>> BEGIN SUPPLIED RECORDS
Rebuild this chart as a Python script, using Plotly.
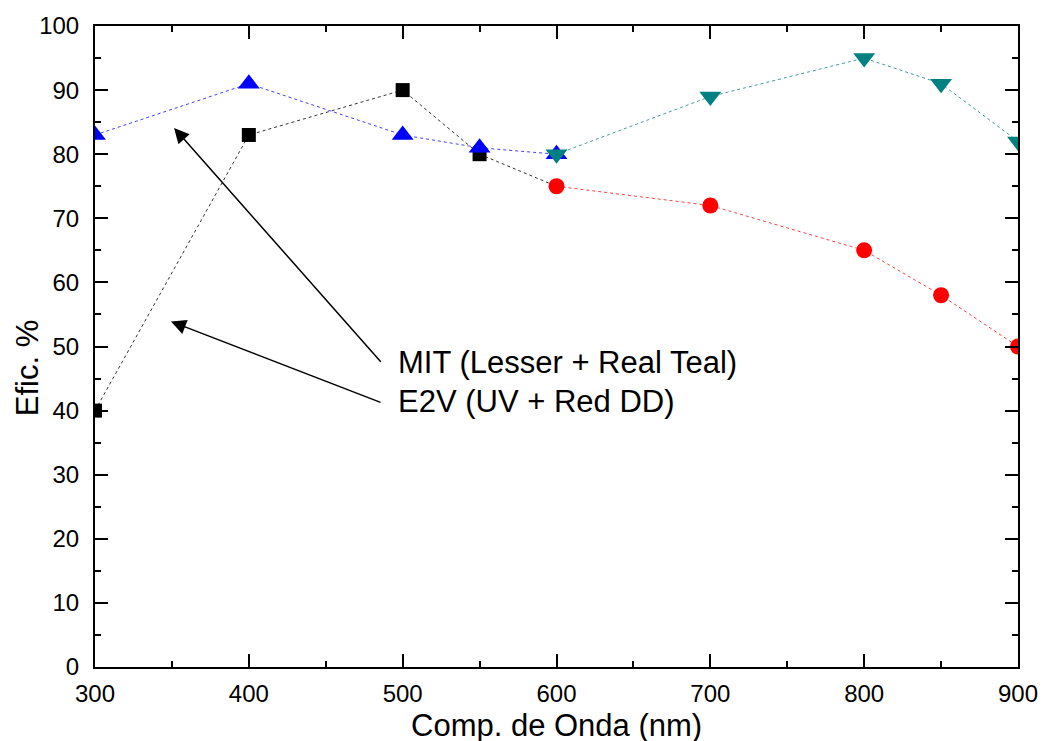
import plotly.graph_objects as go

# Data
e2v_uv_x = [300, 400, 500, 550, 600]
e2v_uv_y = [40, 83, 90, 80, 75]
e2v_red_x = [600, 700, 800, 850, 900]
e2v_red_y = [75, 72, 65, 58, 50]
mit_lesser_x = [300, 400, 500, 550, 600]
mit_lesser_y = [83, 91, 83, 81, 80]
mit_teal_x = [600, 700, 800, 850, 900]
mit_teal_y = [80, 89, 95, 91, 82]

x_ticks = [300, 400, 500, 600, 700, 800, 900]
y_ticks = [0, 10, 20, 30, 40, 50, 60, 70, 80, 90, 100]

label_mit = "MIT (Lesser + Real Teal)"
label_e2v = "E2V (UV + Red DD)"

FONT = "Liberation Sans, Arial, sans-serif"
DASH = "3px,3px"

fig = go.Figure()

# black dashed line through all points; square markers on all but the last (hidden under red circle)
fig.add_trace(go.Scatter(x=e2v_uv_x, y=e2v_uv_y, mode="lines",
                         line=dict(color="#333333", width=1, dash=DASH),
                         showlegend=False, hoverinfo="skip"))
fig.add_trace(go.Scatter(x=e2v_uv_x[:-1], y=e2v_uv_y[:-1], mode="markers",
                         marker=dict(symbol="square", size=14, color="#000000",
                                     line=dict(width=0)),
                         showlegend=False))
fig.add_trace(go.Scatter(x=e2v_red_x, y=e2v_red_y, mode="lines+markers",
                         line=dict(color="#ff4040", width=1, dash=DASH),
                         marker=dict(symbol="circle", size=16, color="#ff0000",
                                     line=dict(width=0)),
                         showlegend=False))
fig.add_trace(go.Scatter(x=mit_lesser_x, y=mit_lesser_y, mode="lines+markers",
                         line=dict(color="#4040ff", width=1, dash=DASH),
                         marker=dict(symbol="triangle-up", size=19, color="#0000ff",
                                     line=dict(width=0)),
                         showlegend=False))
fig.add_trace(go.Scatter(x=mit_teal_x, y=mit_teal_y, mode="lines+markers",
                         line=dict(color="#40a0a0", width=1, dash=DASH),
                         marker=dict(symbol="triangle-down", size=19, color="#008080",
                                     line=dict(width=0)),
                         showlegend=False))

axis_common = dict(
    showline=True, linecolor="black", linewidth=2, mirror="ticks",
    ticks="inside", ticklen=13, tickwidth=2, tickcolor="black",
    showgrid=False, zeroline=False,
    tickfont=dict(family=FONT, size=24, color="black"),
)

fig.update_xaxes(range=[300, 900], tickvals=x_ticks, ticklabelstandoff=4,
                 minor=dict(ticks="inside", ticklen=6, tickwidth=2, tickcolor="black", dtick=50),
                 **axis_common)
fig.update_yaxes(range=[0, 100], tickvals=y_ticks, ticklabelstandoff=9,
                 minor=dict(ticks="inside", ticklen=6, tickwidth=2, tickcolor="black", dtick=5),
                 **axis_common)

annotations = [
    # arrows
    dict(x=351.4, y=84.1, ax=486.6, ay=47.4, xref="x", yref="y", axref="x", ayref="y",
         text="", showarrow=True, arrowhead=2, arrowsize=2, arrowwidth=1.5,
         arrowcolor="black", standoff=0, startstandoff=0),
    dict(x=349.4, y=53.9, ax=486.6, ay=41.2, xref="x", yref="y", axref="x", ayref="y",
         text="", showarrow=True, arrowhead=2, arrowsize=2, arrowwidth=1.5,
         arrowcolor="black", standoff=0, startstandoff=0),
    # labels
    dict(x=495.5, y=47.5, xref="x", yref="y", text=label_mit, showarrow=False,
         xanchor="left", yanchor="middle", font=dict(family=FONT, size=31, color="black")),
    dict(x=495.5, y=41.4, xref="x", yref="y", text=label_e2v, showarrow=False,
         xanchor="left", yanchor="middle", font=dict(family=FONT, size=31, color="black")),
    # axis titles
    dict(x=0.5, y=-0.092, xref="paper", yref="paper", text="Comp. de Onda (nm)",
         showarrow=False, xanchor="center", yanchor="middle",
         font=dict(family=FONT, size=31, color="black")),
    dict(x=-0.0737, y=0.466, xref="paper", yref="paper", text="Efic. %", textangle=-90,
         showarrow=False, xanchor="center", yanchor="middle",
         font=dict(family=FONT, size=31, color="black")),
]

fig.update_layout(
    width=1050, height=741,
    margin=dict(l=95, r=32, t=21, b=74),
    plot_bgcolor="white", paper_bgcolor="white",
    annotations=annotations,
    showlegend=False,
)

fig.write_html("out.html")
>> END SUPPLIED RECORDS
>> BEGIN SUPPLIED RECORDS
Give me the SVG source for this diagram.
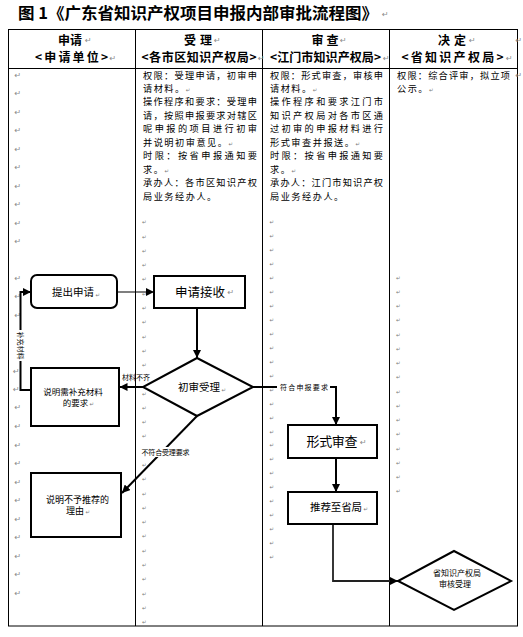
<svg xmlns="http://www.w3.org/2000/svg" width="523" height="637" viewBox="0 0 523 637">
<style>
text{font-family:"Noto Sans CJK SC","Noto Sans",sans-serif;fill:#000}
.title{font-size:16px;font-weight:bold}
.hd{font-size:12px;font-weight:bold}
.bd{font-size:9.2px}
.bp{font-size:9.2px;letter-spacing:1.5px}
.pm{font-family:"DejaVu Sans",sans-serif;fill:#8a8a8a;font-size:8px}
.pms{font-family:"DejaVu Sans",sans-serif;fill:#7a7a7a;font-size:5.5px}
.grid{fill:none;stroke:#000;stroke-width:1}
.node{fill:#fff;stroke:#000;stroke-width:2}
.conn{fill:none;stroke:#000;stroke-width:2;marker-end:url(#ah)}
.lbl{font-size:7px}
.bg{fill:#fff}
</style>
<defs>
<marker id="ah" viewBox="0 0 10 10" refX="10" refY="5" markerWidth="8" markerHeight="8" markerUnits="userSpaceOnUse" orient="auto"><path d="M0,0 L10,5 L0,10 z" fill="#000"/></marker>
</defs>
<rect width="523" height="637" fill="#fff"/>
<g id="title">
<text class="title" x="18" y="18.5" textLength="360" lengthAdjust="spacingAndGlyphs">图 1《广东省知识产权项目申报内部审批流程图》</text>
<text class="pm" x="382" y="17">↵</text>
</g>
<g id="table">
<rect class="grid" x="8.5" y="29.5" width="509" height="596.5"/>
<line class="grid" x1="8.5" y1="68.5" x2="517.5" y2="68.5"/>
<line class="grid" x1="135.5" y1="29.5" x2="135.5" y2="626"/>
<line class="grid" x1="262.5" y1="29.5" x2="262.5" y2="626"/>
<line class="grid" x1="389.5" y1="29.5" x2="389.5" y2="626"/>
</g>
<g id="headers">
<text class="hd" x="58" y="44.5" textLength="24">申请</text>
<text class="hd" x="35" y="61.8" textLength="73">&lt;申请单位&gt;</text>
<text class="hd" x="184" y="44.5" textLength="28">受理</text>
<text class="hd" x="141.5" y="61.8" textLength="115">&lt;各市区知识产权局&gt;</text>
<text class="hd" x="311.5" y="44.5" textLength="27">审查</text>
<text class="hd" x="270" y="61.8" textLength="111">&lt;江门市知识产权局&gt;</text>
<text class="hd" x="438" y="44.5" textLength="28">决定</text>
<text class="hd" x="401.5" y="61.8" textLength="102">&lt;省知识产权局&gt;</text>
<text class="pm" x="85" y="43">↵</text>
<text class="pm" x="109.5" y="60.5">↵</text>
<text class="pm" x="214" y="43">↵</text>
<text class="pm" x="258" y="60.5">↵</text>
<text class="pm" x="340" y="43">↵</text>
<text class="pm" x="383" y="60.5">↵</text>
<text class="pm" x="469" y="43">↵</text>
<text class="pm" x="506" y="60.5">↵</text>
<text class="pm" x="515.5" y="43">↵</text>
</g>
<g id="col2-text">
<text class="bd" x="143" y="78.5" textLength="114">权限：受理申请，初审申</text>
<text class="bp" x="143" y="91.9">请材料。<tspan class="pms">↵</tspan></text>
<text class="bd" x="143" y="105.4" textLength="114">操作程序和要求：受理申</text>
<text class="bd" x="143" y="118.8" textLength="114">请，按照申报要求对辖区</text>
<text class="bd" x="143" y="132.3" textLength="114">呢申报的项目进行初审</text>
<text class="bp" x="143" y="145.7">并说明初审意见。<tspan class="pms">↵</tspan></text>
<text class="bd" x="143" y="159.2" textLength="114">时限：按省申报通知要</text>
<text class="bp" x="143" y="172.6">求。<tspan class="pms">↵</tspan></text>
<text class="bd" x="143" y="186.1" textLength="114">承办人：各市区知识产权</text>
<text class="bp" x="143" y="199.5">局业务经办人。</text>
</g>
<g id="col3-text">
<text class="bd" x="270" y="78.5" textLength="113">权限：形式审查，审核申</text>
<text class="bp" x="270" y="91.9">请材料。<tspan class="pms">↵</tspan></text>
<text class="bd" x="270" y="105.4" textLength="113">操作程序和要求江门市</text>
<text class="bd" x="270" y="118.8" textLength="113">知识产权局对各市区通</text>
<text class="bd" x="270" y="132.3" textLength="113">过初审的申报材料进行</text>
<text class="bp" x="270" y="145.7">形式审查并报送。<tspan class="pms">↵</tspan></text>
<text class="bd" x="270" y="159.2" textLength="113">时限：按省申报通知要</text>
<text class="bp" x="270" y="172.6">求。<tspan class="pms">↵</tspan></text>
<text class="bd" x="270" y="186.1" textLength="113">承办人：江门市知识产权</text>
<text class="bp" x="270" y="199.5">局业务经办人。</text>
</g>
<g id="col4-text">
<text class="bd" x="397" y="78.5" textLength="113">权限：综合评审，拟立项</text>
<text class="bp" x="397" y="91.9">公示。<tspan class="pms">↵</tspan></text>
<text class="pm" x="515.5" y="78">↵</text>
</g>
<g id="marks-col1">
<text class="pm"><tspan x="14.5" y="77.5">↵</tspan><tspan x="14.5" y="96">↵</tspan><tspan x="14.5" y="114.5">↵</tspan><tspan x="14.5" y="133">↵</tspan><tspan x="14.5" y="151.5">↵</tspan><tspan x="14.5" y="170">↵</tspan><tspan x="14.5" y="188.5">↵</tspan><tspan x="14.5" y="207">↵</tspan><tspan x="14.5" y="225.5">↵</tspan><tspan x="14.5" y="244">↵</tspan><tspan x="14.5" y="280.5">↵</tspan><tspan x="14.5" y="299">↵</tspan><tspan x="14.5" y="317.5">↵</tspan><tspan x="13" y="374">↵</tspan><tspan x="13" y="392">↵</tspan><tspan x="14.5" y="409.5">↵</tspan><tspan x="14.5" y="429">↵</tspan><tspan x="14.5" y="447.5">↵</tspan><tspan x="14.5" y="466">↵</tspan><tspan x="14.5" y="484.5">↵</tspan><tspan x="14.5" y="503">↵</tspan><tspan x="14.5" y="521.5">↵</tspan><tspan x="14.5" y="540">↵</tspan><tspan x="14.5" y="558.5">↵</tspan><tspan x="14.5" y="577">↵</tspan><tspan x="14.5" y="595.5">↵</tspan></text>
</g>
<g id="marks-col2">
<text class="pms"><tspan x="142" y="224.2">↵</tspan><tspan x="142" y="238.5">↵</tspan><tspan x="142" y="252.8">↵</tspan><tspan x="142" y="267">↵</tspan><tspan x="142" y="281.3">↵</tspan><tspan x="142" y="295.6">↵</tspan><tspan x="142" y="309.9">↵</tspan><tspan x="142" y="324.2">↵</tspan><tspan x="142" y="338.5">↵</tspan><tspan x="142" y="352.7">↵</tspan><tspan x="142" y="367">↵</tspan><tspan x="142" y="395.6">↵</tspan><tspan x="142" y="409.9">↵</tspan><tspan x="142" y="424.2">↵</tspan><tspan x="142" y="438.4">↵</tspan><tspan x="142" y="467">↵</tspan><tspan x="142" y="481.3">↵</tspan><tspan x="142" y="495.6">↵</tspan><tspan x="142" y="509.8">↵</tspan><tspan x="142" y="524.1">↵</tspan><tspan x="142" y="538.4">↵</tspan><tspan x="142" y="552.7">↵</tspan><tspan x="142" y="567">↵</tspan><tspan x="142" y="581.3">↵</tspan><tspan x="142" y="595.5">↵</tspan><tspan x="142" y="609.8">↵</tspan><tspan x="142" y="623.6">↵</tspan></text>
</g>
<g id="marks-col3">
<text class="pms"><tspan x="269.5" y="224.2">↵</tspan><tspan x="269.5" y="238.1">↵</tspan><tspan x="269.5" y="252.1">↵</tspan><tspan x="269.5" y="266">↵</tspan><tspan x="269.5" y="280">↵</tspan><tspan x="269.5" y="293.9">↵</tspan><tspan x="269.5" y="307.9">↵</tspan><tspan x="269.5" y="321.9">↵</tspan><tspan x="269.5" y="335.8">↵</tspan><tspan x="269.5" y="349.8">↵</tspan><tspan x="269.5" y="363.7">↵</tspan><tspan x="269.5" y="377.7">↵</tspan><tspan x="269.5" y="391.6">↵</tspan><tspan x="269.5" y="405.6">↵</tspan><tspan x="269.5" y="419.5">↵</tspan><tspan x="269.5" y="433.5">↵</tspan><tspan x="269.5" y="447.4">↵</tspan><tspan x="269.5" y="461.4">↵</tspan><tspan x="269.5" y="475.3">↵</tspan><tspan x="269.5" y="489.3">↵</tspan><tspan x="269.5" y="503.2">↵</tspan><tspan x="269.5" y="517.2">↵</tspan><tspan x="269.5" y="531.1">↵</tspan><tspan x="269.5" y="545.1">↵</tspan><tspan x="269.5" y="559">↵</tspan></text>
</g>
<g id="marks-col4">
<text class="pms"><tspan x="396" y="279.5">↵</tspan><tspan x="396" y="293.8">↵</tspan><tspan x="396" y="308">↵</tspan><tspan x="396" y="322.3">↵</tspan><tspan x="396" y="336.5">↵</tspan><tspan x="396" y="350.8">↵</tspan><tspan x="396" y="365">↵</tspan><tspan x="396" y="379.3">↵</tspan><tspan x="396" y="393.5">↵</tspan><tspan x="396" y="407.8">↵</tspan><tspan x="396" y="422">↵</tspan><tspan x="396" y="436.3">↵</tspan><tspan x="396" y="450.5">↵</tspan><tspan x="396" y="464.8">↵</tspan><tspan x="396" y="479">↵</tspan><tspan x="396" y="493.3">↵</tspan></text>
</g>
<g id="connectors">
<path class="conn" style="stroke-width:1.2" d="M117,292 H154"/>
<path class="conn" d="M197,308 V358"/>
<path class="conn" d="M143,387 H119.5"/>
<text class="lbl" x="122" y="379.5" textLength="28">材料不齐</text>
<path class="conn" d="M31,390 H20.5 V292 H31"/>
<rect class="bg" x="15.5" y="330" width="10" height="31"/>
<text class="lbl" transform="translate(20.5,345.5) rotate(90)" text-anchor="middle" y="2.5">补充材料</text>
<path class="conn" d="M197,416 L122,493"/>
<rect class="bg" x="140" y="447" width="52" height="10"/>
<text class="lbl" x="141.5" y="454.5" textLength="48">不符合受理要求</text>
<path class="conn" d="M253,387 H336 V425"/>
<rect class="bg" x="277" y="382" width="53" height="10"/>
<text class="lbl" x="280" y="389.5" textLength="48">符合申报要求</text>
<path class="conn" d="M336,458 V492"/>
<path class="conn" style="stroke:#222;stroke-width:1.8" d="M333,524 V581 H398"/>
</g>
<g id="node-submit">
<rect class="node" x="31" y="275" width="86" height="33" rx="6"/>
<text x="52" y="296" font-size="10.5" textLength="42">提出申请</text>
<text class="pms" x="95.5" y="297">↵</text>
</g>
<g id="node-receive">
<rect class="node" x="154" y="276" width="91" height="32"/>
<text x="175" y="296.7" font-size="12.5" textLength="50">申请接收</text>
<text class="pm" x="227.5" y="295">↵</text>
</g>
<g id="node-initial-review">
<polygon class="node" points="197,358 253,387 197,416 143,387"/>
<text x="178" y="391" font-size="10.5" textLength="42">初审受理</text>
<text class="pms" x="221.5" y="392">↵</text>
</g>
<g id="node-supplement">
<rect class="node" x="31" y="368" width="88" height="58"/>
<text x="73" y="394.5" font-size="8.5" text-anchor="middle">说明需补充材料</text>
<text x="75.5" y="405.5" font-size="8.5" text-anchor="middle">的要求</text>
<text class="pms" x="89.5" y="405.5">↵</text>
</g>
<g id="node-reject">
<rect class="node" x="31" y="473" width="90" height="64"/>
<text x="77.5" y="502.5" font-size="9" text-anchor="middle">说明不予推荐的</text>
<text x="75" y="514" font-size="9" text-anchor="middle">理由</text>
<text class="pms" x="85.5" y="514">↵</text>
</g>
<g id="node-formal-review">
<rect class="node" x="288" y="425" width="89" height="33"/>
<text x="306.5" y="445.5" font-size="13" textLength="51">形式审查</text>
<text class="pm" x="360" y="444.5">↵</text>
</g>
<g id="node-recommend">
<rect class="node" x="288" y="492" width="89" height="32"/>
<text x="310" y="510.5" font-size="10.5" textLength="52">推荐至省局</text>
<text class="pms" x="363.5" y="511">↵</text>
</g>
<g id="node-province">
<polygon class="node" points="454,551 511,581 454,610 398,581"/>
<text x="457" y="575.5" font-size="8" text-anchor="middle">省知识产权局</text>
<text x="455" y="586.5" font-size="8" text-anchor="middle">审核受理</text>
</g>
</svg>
>> END SUPPLIED RECORDS
TO DO | Using the entries above, transcribe every line from the line containing "Rebuild this chart" through the line containing "fig = go.Figure()". Do not copy pictures.

FULL RESPONSE |
Rebuild this chart as a Python script, using Plotly.
import plotly.graph_objects as go

# Data
e2v_uv_x = [300, 400, 500, 550, 600]
e2v_uv_y = [40, 83, 90, 80, 75]
e2v_red_x = [600, 700, 800, 850, 900]
e2v_red_y = [75, 72, 65, 58, 50]
mit_lesser_x = [300, 400, 500, 550, 600]
mit_lesser_y = [83, 91, 83, 81, 80]
mit_teal_x = [600, 700, 800, 850, 900]
mit_teal_y = [80, 89, 95, 91, 82]

x_ticks = [300, 400, 500, 600, 700, 800, 900]
y_ticks = [0, 10, 20, 30, 40, 50, 60, 70, 80, 90, 100]

label_mit = "MIT (Lesser + Real Teal)"
label_e2v = "E2V (UV + Red DD)"

FONT = "Liberation Sans, Arial, sans-serif"
DASH = "3px,3px"

fig = go.Figure()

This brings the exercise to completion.